- _Your instructions_: Up to and including the line with "1.8125, 1.8375, 1.8625, 1.8875, 1.9125, 1.9375, 1.9625, 1.9875];", write out the listing from its first line, minus the pictures.

— Begin Source data —

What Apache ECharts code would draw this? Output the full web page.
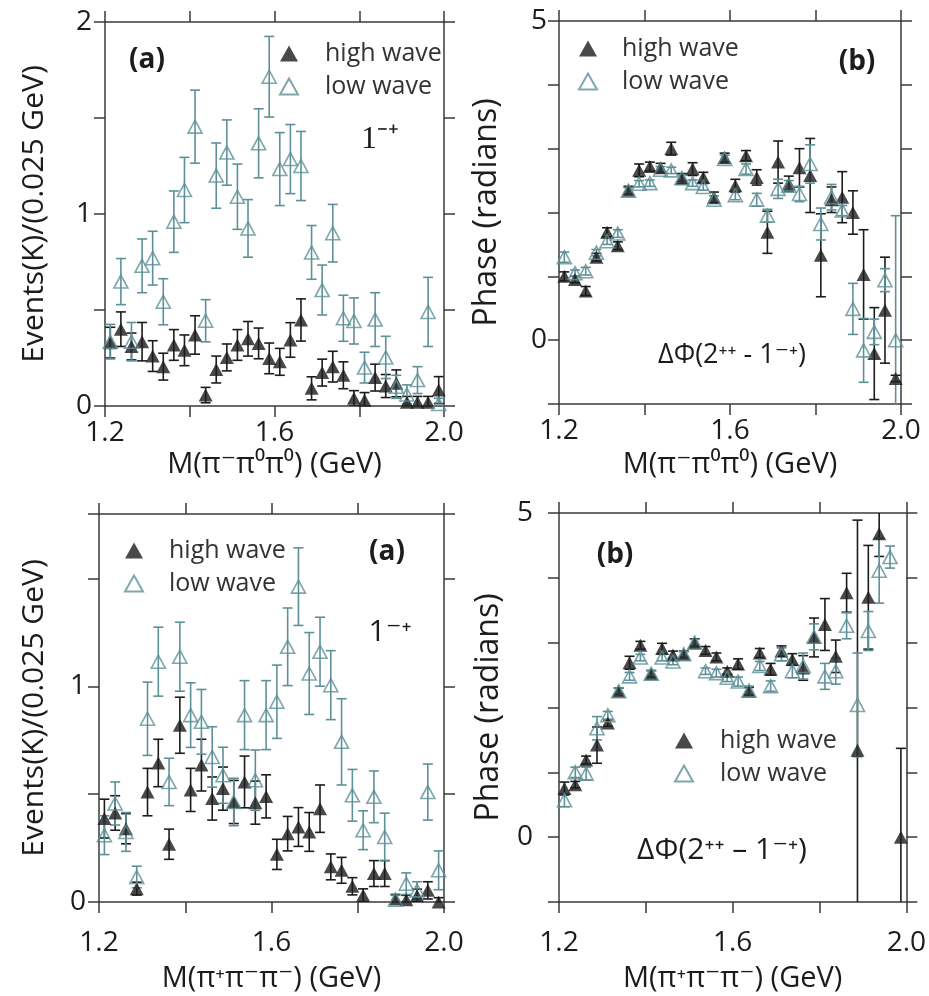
<!DOCTYPE html>
<html>
<head>
<meta charset="utf-8">
<title>Intensity and phase, high wave / low wave</title>
<script src="https://cdn.jsdelivr.net/npm/echarts@6/dist/echarts.min.js"></script>
<style>
  html, body { margin: 0; padding: 0; background: #fff; }
  #main { width: 929px; height: 996px; }
</style>
</head>
<body>
<div id="main"></div>
<script>
// bin centres in GeV (0.025 GeV bins from 1.2 to 2.0)
const massBins = [1.2125, 1.2375, 1.2625, 1.2875, 1.3125, 1.3375, 1.3625, 1.3875,
  1.4125, 1.4375, 1.4625, 1.4875, 1.5125, 1.5375, 1.5625, 1.5875,
  1.6125, 1.6375, 1.6625, 1.6875, 1.7125, 1.7375, 1.7625, 1.7875,
  1.8125, 1.8375, 1.8625, 1.8875, 1.9125, 1.9375, 1.9625, 1.9875];

// top left: events, pi- pi0 pi0
const highEvtNeutral = [0.33, 0.40, 0.31, 0.335, 0.26, 0.205, 0.318, 0.29, 0.37, 0.057, 0.19, 0.253, 0.318, 0.35, 0.326, 0.248,
  0.23, 0.344, 0.448, 0.092, 0.174, 0.205, 0.16, 0.04, 0.03, 0.148, 0.104, 0.118, 0.02, 0.02, 0.02, 0.083];
const highEvtNeutralErr = [0.08, 0.09, 0.07, 0.1, 0.08, 0.07, 0.08, 0.08, 0.1, 0.04, 0.07, 0.07, 0.08, 0.09, 0.08, 0.08,
  0.07, 0.09, 0.11, 0.06, 0.07, 0.08, 0.07, 0.04, 0.04, 0.07, 0.06, 0.07, 0.03, 0.03, 0.03, 0.07];
const lowEvtNeutral = [0.335, 0.648, 0.335, 0.73, 0.77, 0.543, 0.96, 1.125, 1.455, 0.444, 1.2, 1.32, 1.09, 0.925, 1.368, 1.715,
  1.234, 1.286, 1.25, 0.8, 0.604, 0.9, 0.457, 0.443, 0.2, 0.45, 0.253, 0.1, 0.06, 0.135, 0.49, 0.01];
const lowEvtNeutralErr = [0.09, 0.12, 0.1, 0.14, 0.14, 0.12, 0.16, 0.17, 0.19, 0.11, 0.17, 0.17, 0.17, 0.15, 0.18, 0.21,
  0.19, 0.18, 0.18, 0.14, 0.13, 0.15, 0.12, 0.12, 0.08, 0.14, 0.11, 0.06, 0.05, 0.07, 0.18, 0.03];

// top right: phase, pi- pi0 pi0
const highPhaseNeutral = [1.0, 0.95, 0.77, 1.3, 1.69, 1.48, 2.35, 2.66, 2.72, 2.7, 3.0, 2.53, 2.68, 2.55, 2.24, 2.86,
  2.42, 2.89, 2.55, 1.69, 2.79, 2.45, 2.7, 2.58, 1.33, 2.2, 2.24, 2.0, 1.03, -0.21, 0.47, -0.6];
const highPhaseNeutralErr = [0.07, 0.05, 0.07, 0.06, 0.07, 0.06, 0.06, 0.1, 0.07, 0.07, 0.1, 0.08, 0.1, 0.08, 0.08, 0.07,
  0.1, 0.08, 0.12, 0.33, 0.33, 0.12, 0.3, 0.58, 0.65, 0.2, 0.4, 0.34, 0.7, 0.72, 0.83, 0.05];
const lowPhaseNeutral = [1.3, 1.05, 1.08, 1.37, 1.55, 1.67, 2.34, 2.45, 2.46, 2.67, 2.66, 2.54, 2.46, 2.4, 2.2, 2.84,
  2.27, 2.68, 2.2, 1.95, 2.37, 2.42, 2.29, 2.76, 1.82, 2.24, 2.03, 0.49, -0.16, 0.13, 0.94, 0.0];
const lowPhaseNeutralErr = [0.08, 0.05, 0.06, 0.05, 0.05, 0.06, 0.05, 0.05, 0.05, 0.05, 0.05, 0.05, 0.05, 0.05, 0.06, 0.06,
  0.07, 0.08, 0.1, 0.1, 0.15, 0.08, 0.12, 0.3, 0.25, 0.2, 0.08, 0.4, 0.5, 0.2, 0.18, 1.95];

// bottom left: events, pi+ pi- pi-
const highEvtCharged = [0.387, 0.413, 0.34, 0.062, 0.51, 0.645, 0.268, 0.82, 0.52, 0.635, 0.48, 0.526, 0.464, 0.557, 0.461, 0.49,
  0.221, 0.317, 0.348, 0.325, 0.433, 0.163, 0.147, 0.073, 0.031, 0.132, 0.132, 0.015, 0.011, 0.03, 0.054, 0.0];
const highEvtChargedErr = [0.09, 0.08, 0.07, 0.03, 0.11, 0.11, 0.07, 0.13, 0.1, 0.12, 0.1, 0.1, 0.1, 0.12, 0.1, 0.1,
  0.07, 0.08, 0.09, 0.09, 0.11, 0.06, 0.06, 0.04, 0.03, 0.06, 0.06, 0.02, 0.02, 0.03, 0.04, 0.02];
const lowEvtCharged = [0.31, 0.457, 0.325, 0.116, 0.85, 1.115, 0.557, 1.138, 0.867, 0.836, 0.673, 0.588, 0.464, 0.867, 0.565, 0.867,
  0.929, 1.184, 1.463, 1.06, 1.161, 1.006, 0.743, 0.495, 0.333, 0.488, 0.302, 0.011, 0.085, 0.054, 0.51, 0.147];
const lowEvtChargedErr = [0.09, 0.1, 0.09, 0.05, 0.17, 0.16, 0.11, 0.16, 0.15, 0.15, 0.14, 0.13, 0.11, 0.16, 0.14, 0.16,
  0.17, 0.18, 0.18, 0.19, 0.16, 0.16, 0.2, 0.12, 0.09, 0.12, 0.11, 0.02, 0.05, 0.04, 0.13, 0.09];

// bottom right: phase, pi+ pi- pi-
const highPhaseCharged = [0.75, 0.81, 1.19, 1.42, 1.76, 2.25, 2.69, 2.96, 2.52, 2.91, 2.81, 2.82, 3.0, 2.88, 2.78, 2.56,
  2.67, 2.25, 2.84, 2.59, 2.87, 2.74, 2.61, 3.08, 3.28, 2.79, 3.77, 1.34, 3.7, 4.68, null, 0.0];
const highPhaseChargedErr = [0.1, 0.05, 0.06, 0.28, 0.05, 0.05, 0.1, 0.06, 0.05, 0.08, 0.06, 0.05, 0.06, 0.06, 0.06, 0.05,
  0.08, 0.06, 0.07, 0.09, 0.08, 0.09, 0.19, 0.3, 0.4, 0.25, 0.3, 3.55, 0.8, 0.35, null, 1.37];
const lowPhaseCharged = [0.57, 1.0, 0.98, 1.68, 1.88, 2.25, 2.48, 2.77, 2.52, 2.77, 2.71, 2.82, 3.0, 2.56, 2.53, 2.46,
  2.4, 2.26, 2.64, 2.33, 2.82, 2.56, 2.64, 3.09, 2.48, 2.56, 3.26, 2.04, 3.18, 4.11, 4.32, null];
const lowPhaseChargedErr = [0.1, 0.08, 0.1, 0.18, 0.06, 0.05, 0.06, 0.05, 0.05, 0.05, 0.05, 0.04, 0.05, 0.05, 0.06, 0.06,
  0.07, 0.07, 0.07, 0.08, 0.1, 0.1, 0.2, 0.2, 0.2, 0.2, 0.2, 0.8, 0.3, 0.5, 0.17, null];

const xTicks = [1.2, 1.6, 2.0];

const FONT = '"Open Sans", "DejaVu Sans", sans-serif';
const BLACK = '#1c1c1c';
const TEAL = '#5e9098';
const AXIS = '#3a3a3a';

const chart = echarts.init(document.getElementById('main'));

function points(vals, errs) {
  const out = [];
  massBins.forEach(function (m, i) {
    if (vals[i] != null) out.push([m, vals[i], errs[i] || 0]);
  });
  return out;
}

function errorBars(name, data, color, idx) {
  return {
    type: 'custom',
    name: name,
    xAxisIndex: idx,
    yAxisIndex: idx,
    clip: true,
    silent: true,
    z: 2,
    data: data,
    encode: { x: 0, y: 1 },
    renderItem: function (params, api) {
      const x = api.value(0), y = api.value(1), e = api.value(2);
      const hi = api.coord([x, y + e]);
      const lo = api.coord([x, y - e]);
      const cap = 5;
      const st = { stroke: color, lineWidth: 1.6 };
      return {
        type: 'group',
        children: [
          { type: 'line', shape: { x1: hi[0], y1: hi[1], x2: lo[0], y2: lo[1] }, style: st },
          { type: 'line', shape: { x1: hi[0] - cap, y1: hi[1], x2: hi[0] + cap, y2: hi[1] }, style: st },
          { type: 'line', shape: { x1: lo[0] - cap, y1: lo[1], x2: lo[0] + cap, y2: lo[1] }, style: st }
        ]
      };
    }
  };
}

function markers(name, data, idx) {
  const filled = name === 'high wave';
  return {
    type: 'scatter',
    name: name,
    xAxisIndex: idx,
    yAxisIndex: idx,
    symbol: 'triangle',
    symbolSize: [14, 13],
    z: 3,
    silent: true,
    data: data.map(function (d) { return [d[0], d[1]]; }),
    itemStyle: filled
      ? { color: BLACK }
      : { color: 'rgba(255,255,255,0)', borderColor: TEAL, borderWidth: 1.6 }
  };
}

const grids = [
  { left: 105, top: 22, width: 339, height: 384 },
  { left: 559, top: 21, width: 342, height: 383 },
  { left: 99, top: 514, width: 345, height: 388 },
  { left: 559, top: 513, width: 350, height: 389 }
];

const yRanges = [
  { min: 0, max: 2, interval: 0.5, shown: [0, 1, 2] },
  { min: -1, max: 5, interval: 1, shown: [0, 5] },
  { min: 0, max: 1.8, interval: 0.5, shown: [0, 1] },
  { min: -1, max: 5, interval: 1, shown: [0, 5] }
];

const xNames = ['M(π⁻π⁰π⁰) (GeV)', 'M(π⁻π⁰π⁰) (GeV)', 'M(π⁺π⁻π⁻) (GeV)', 'M(π⁺π⁻π⁻) (GeV)'];
const yNames = ['Events(K)/(0.025 GeV)', 'Phase (radians)', 'Events(K)/(0.025 GeV)', 'Phase (radians)'];
const xLabelMargin = [13, 13, 27, 27];
const xNameGap = [44, 46, 62, 62];
const yLabelMargin = [13, 12, 13, 26];
const yNameGap = [56, 56, 50, 54];
const yNameSize = [30, 32, 30, 32];

const lineStyle = { color: AXIS, width: 1.5 };
const tickStyle = { show: true, length: 11, lineStyle: { color: AXIS, width: 1.5 } };

const xAxes = [], yAxes = [];
grids.forEach(function (g, i) {
  xAxes.push({
    type: 'value', gridIndex: i, min: 1.2, max: 2.0, interval: 0.2,
    axisLine: { onZero: false, lineStyle: lineStyle }, axisTick: tickStyle, splitLine: { show: false },
    axisLabel: {
      margin: xLabelMargin[i], fontSize: 28, color: BLACK, fontFamily: FONT,
      formatter: function (v) {
        return xTicks.some(function (t) { return Math.abs(t - v) < 1e-6; }) ? v.toFixed(1) : '';
      }
    },
    name: xNames[i], nameLocation: 'middle', nameGap: xNameGap[i],
    nameTextStyle: { fontSize: 29, color: BLACK, fontFamily: FONT }
  });
  yAxes.push({
    type: 'value', gridIndex: i, min: yRanges[i].min, max: yRanges[i].max, interval: yRanges[i].interval,
    axisLine: { onZero: false, lineStyle: lineStyle }, axisTick: tickStyle, splitLine: { show: false },
    axisLabel: {
      margin: yLabelMargin[i], fontSize: 28, color: BLACK, fontFamily: FONT,
      showMaxLabel: true, showMinLabel: true,
      formatter: function (v) {
        return yRanges[i].shown.some(function (t) { return Math.abs(t - v) < 1e-6; }) ? String(Math.round(v)) : '';
      }
    },
    name: yNames[i], nameLocation: 'middle', nameGap: yNameGap[i],
    nameTextStyle: { fontSize: yNameSize[i], color: BLACK, fontFamily: FONT }
  });
});
// frame: top and right axes with outward ticks, no labels
grids.forEach(function (g, i) {
  xAxes.push({
    type: 'value', gridIndex: i, position: 'top', min: 1.2, max: 2.0, interval: 0.2,
    axisLine: { onZero: false, lineStyle: lineStyle }, axisTick: tickStyle, axisLabel: { show: false }, splitLine: { show: false }
  });
  yAxes.push({
    type: 'value', gridIndex: i, position: 'right', min: yRanges[i].min, max: yRanges[i].max, interval: yRanges[i].interval,
    axisLine: { onZero: false, lineStyle: lineStyle }, axisTick: tickStyle, axisLabel: { show: false }, splitLine: { show: false }
  });
});

const panels = [
  [points(highEvtNeutral, highEvtNeutralErr), points(lowEvtNeutral, lowEvtNeutralErr)],
  [points(highPhaseNeutral, highPhaseNeutralErr), points(lowPhaseNeutral, lowPhaseNeutralErr)],
  [points(highEvtCharged, highEvtChargedErr), points(lowEvtCharged, lowEvtChargedErr)],
  [points(highPhaseCharged, highPhaseChargedErr), points(lowPhaseCharged, lowPhaseChargedErr)]
];

const series = [];
panels.forEach(function (p, i) {
  series.push(errorBars('high wave error', p[0], BLACK, i));
  series.push(markers('high wave', p[0], i));
  series.push(errorBars('low wave error', p[1], TEAL, i));
  series.push(markers('low wave', p[1], i));
});

function legendAt(left, top, pad) {
  return {
    left: left, top: top, orient: 'vertical', itemGap: 8, itemWidth: 18, itemHeight: 16,
    selectedMode: false,
    data: ['high wave', 'low wave'],
    textStyle: { fontSize: 25, color: '#333', fontFamily: FONT, lineHeight: 24, padding: [0, 0, 0, pad] }
  };
}

function label(x, y, text, size, extra) {
  return {
    type: 'text', x: x, y: y, silent: true,
    style: Object.assign({
      text: text, fontSize: size, fontFamily: FONT, fill: BLACK,
      textAlign: 'center', textVerticalAlign: 'middle'
    }, extra || {})
  };
}

chart.setOption({
  animation: false,
  backgroundColor: '#fff',
  grid: grids,
  xAxis: xAxes,
  yAxis: yAxes,
  legend: [legendAt(274, 36, 22), legendAt(573, 31, 20), legendAt(119, 533, 21), legendAt(669, 723, 22)],
  graphic: [
    label(147, 60, '(a)', 28, { fontWeight: 'bold' }),
    label(380, 140, '1⁻⁺', 32, { fontFamily: '"Liberation Serif", serif' }),
    label(857, 62, '(b)', 28, { fontWeight: 'bold' }),
    label(732, 355, 'ΔΦ(2⁺⁺ - 1⁻⁺)', 27),
    label(387, 552, '(a)', 28, { fontWeight: 'bold' }),
    label(390, 632, '1⁻⁺', 30),
    label(615, 555, '(b)', 28, { fontWeight: 'bold' }),
    label(722, 850, 'ΔΦ(2⁺⁺ – 1⁻⁺)', 30)
  ],
  series: series
});
</script>
</body>
</html>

— End Source data —

- _Result of this task_:
What Apache ECharts code would draw this? Output the full web page.
<!DOCTYPE html>
<html>
<head>
<meta charset="utf-8">
<title>Intensity and phase, high wave / low wave</title>
<script src="https://cdn.jsdelivr.net/npm/echarts@6/dist/echarts.min.js"></script>
<style>
  html, body { margin: 0; padding: 0; background: #fff; }
  #main { width: 929px; height: 996px; }
</style>
</head>
<body>
<div id="main"></div>
<script>
// bin centres in GeV (0.025 GeV bins from 1.2 to 2.0)
const massBins = [1.2125, 1.2375, 1.2625, 1.2875, 1.3125, 1.3375, 1.3625, 1.3875,
  1.4125, 1.4375, 1.4625, 1.4875, 1.5125, 1.5375, 1.5625, 1.5875,
  1.6125, 1.6375, 1.6625, 1.6875, 1.7125, 1.7375, 1.7625, 1.7875,
  1.8125, 1.8375, 1.8625, 1.8875, 1.9125, 1.9375, 1.9625, 1.9875];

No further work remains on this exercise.